[snip]
The disk mechanism itself is not at issue as those are in principle
identical.
[snip]
This is certainly true, but omits the important fact that *none* of the highest
performance disk drives are available with an IDE interface. All the high end
disk drives also have sophisticated head motion optimization algorithms which
can substantially improve performance when the drive is given multiple commands
at a time to work on. The IDE interface has no way of even giving the disk
more than one command at a time. IDE looks good on paper for sequential I/O
performance, but not for random I/O on multitasking systems. Here's an example
of the measured performance of two SCSI disks for 512 byte block random I/O.
The Quantum Fireball Tempest is available in both IDE and SCSI; the SCSI
interface on this disk is poor, but doesn't affect the random I/O particularly.

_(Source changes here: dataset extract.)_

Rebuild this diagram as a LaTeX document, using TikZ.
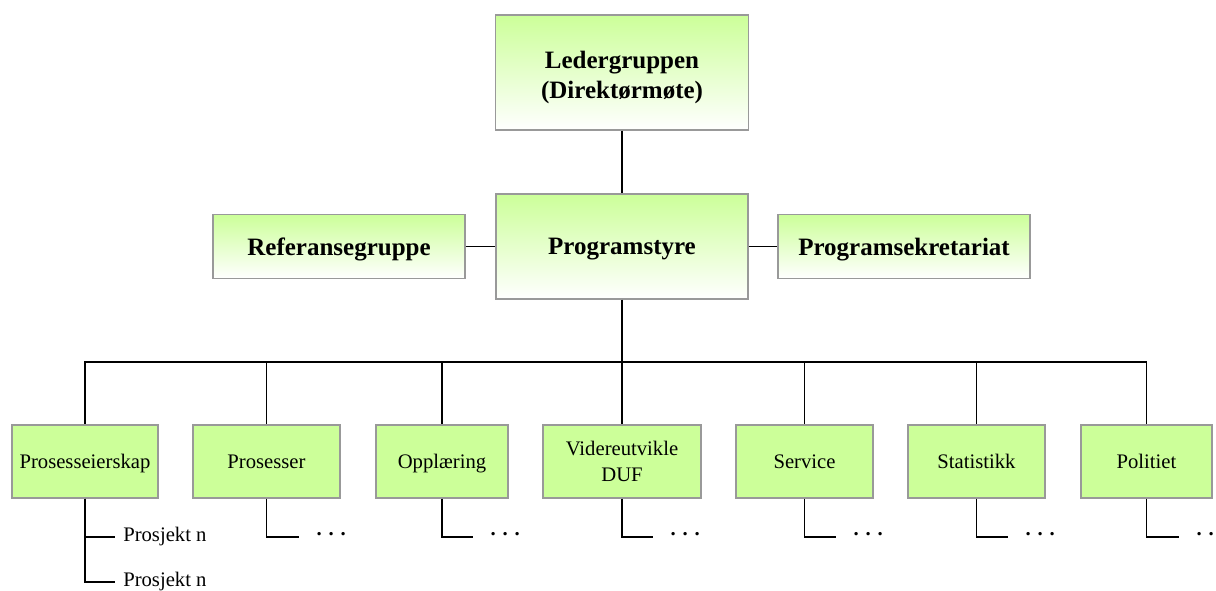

The Quantum Atlas is SCSI-only and is even the previous generation (I don't
have an Atlas II). The Queue Depth is the number of concurrent commands given
to the drive.
Queue Depth = 1 Queue Depth = 15 Queue Depth = 31
================ ================ ================
Fireball Tempest 47 ops/sec 52 ops/sec 50 ops/sec
Atlas 71 ops/sec 129 ops/sec 151 ops/sec
As with all performance comparisons, what's crucial is the performance on the
workload that's important to the people making the hardware selection. If your
disk usage is not heavily multitasking and you don't use more than one disk per
channel concurrently, then IDE should equal 2nd-tier SCSI in raw performance,
if not in robustness (can IDE drives automatically reassign a bad block if an
error occurs? SCSI can). For any serious multitasking system with more disks
than IDE channels, SCSI is a big win even over bus-mastering EIDE.